On June 24, Darmanin departs on the first electric motorcycle circumnavigation of mainland Australia. The 18,000 km journey will take him through every state and territory over three months, arriving home in time for his 67th birthday party in September.
The route includes remote stretches like the Kimberley, the Nullarbor, and Queensland's Gulf Country. His wife Sally joins him for two legs of the journey, and his son Evan rides along through Cape Tribulation to Mount Isa.
Australia is operating under a Level 2 fuel emergency because of Middle East conflicts disrupting supply chains. Remote gas stations now prioritize diesel for essential services, leaving motorcycle travelers potentially stranded for days waiting for tankers.

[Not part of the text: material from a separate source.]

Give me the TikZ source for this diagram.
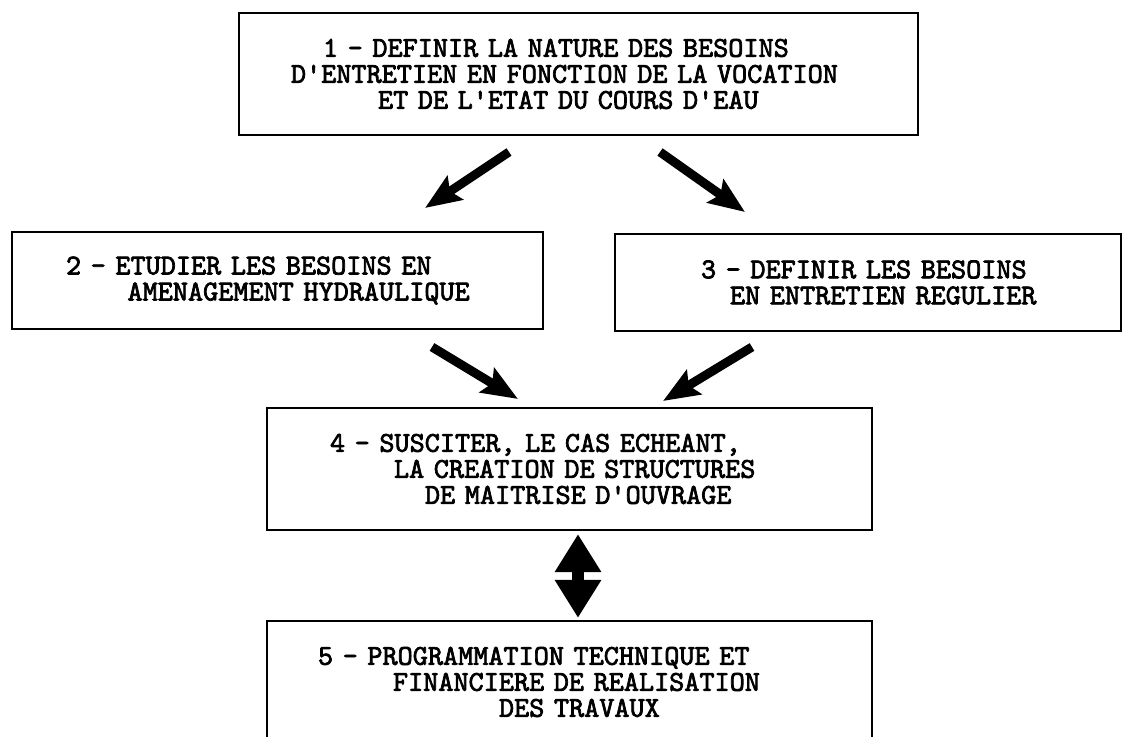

"The range anxiety had flipped from EV to petrol," Darmanin explains. His Energica Experia electric bike gets 180 km of highway range at full speed, or up to 300 km when he slows down on remote roads.

Planning the trip took dozens of iterations mapping every charging point across thousands of kilometers of outback. Darmanin personally called roadhouses and remote hotels to confirm power access, offering to pay for electricity used.

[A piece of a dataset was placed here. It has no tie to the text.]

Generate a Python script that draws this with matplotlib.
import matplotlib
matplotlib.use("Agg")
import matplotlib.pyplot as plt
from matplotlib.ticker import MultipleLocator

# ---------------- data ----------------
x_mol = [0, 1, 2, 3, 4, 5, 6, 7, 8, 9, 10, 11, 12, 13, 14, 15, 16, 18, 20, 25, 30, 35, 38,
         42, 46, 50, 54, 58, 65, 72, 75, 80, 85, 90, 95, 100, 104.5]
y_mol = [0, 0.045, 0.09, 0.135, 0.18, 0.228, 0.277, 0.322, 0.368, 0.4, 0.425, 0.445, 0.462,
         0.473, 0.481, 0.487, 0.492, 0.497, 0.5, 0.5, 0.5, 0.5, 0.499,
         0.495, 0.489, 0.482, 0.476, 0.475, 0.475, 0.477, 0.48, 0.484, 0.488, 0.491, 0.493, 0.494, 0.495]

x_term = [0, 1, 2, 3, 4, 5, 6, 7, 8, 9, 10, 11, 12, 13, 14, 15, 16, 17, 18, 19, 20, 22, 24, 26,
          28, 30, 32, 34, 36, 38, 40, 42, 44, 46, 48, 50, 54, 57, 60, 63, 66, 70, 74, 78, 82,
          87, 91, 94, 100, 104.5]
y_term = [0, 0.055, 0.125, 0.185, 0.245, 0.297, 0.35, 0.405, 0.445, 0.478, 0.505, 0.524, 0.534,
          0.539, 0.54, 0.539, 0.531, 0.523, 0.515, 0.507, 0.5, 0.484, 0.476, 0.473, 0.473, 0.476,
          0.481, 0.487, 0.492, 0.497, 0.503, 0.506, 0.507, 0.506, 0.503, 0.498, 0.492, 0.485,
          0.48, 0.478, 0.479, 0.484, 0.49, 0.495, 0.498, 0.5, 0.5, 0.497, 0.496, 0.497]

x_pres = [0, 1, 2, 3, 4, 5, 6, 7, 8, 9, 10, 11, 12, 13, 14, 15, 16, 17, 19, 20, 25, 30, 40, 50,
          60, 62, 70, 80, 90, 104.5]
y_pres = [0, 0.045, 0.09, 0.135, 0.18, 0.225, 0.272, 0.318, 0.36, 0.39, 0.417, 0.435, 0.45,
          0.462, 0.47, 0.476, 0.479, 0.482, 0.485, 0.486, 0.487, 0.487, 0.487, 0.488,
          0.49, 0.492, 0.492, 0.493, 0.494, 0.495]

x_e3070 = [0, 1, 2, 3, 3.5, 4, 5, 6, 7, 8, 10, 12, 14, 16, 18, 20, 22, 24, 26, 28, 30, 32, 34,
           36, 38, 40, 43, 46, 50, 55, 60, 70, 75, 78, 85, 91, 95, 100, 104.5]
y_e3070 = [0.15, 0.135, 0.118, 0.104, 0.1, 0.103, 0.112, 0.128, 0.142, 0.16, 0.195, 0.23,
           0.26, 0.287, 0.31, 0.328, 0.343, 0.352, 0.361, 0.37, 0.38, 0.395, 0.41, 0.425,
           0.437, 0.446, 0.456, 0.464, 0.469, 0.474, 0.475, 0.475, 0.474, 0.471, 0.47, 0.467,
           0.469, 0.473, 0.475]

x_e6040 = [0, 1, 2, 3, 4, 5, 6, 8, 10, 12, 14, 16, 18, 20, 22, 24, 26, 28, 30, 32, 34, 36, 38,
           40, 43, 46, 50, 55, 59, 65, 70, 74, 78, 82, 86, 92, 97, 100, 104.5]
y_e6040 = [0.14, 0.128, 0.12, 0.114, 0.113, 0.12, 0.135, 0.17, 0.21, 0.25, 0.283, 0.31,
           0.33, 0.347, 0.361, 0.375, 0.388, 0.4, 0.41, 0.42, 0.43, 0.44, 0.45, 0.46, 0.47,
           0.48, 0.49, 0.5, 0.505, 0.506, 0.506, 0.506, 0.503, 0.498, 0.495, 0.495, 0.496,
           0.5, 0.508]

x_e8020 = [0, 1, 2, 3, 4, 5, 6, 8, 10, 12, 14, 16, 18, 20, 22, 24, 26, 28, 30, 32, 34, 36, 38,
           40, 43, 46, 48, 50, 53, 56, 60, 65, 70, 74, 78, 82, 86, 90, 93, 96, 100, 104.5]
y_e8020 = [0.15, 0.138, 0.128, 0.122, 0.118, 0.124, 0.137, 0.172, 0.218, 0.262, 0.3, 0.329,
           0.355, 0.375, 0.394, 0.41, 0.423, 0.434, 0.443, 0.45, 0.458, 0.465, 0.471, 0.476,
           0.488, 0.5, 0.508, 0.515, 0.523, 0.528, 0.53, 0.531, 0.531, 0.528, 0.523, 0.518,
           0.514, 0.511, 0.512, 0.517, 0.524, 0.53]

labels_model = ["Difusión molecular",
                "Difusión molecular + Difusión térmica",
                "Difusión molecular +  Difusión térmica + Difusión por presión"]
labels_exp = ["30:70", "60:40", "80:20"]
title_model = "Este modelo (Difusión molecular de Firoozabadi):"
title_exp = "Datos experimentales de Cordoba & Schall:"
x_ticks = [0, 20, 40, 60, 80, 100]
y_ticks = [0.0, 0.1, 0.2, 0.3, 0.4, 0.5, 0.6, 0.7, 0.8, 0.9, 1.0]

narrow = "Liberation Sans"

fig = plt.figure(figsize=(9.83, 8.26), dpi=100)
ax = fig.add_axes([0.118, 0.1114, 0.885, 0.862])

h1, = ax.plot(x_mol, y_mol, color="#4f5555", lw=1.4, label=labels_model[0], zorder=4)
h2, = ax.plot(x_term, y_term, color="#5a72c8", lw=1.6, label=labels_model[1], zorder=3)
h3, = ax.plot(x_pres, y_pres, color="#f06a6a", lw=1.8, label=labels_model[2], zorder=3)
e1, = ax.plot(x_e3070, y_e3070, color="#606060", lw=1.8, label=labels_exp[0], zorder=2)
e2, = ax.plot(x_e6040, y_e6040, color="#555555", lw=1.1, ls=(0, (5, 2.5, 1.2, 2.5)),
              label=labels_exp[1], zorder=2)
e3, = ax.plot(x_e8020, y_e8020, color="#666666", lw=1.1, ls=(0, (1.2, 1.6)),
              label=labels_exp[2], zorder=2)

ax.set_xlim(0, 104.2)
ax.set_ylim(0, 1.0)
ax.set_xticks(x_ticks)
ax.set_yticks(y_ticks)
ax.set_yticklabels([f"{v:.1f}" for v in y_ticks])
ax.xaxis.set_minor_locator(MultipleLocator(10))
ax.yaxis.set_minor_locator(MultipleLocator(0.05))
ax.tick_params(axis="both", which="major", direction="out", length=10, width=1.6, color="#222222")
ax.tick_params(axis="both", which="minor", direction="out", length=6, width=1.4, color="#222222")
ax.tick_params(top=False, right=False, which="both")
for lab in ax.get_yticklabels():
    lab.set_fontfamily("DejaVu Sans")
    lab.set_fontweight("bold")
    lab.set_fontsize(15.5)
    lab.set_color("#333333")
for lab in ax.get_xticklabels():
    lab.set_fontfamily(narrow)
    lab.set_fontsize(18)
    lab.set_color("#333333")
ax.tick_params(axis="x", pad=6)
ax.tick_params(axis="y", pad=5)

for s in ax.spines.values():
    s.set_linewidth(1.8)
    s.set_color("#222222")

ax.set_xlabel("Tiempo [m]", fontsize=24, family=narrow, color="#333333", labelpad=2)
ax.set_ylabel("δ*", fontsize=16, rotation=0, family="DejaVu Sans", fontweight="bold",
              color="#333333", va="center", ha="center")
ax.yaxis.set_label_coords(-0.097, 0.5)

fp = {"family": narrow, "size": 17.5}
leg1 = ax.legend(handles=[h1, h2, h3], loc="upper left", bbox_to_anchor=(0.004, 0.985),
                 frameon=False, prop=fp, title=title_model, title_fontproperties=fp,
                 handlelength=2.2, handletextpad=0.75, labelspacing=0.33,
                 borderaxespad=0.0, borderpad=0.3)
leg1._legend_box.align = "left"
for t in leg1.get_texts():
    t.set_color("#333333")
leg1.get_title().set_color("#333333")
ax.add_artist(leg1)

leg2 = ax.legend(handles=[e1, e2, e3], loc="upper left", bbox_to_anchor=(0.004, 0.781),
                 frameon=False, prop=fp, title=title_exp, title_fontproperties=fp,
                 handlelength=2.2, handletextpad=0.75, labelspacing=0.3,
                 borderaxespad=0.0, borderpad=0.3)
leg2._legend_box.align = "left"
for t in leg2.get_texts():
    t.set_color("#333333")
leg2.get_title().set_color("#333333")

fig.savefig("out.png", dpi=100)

The biggest surprise? Most remote EV charging stations in Western Australia run purely on solar panels and batteries, with diesel generators only as backup that rarely runs. Two charging stations sit at rest areas in the middle of nowhere, not even attached to roadhouses.
Why This Inspires
Darmanin's journey shows how quickly our assumptions about technology can flip. Electric vehicles have long been dismissed for long-distance travel, especially through remote areas. But when traditional fuel systems face disruption, the supposedly "limited" option becomes the reliable one.

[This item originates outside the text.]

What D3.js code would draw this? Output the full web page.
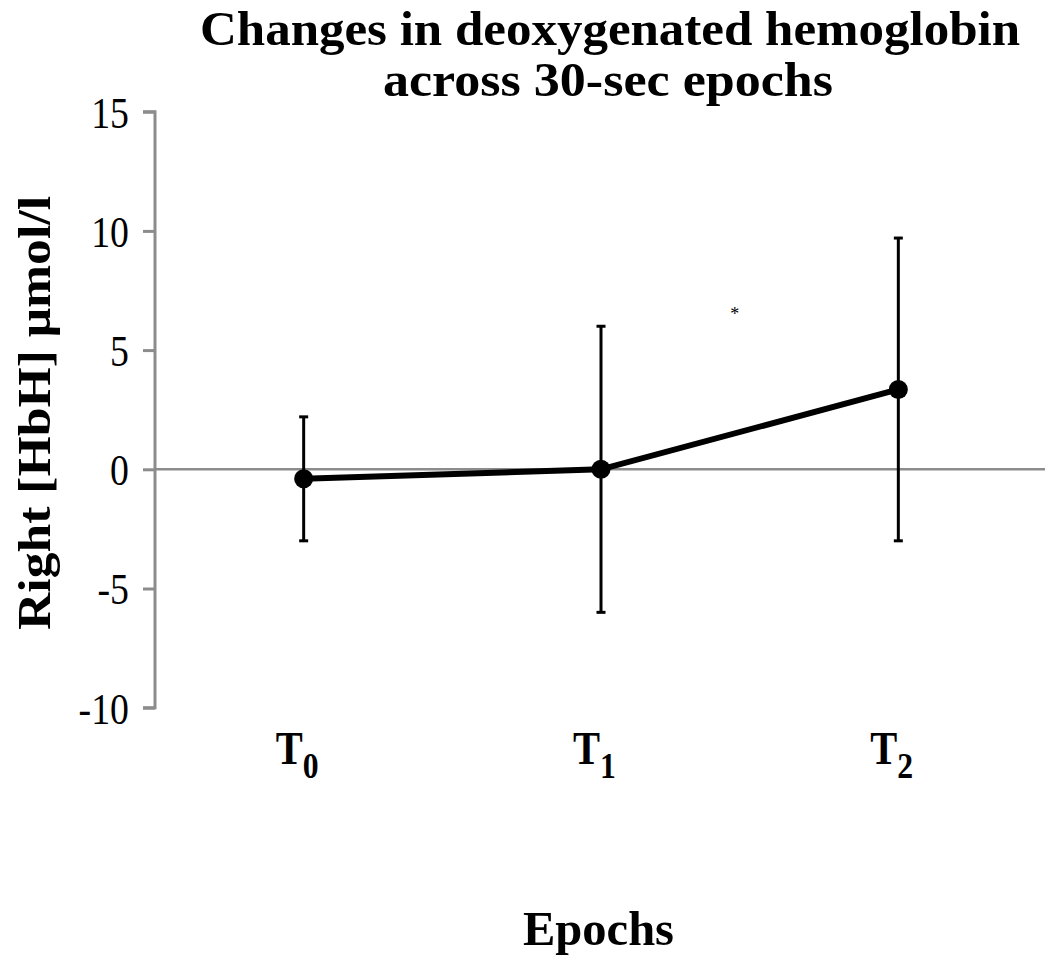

The retired engineer recently had his second cardiac stent fitted after doctors caught a blockage early. He mentions it not as a barrier but as motivation for not putting off adventures. "There is no guarantee of a later," he says.
His meticulous planning transforms what sounds like a risky adventure into a methodical expedition. Every charging stop, every backup plan, every leg measured against real-world conditions proves that electric adventure travel isn't just possible in 2026, it might be more practical than the gas-powered alternative.
The journey will be the longest electric motorcycle trip around Australia ever completed, powered mostly by sunshine in one of the sunniest countries on Earth.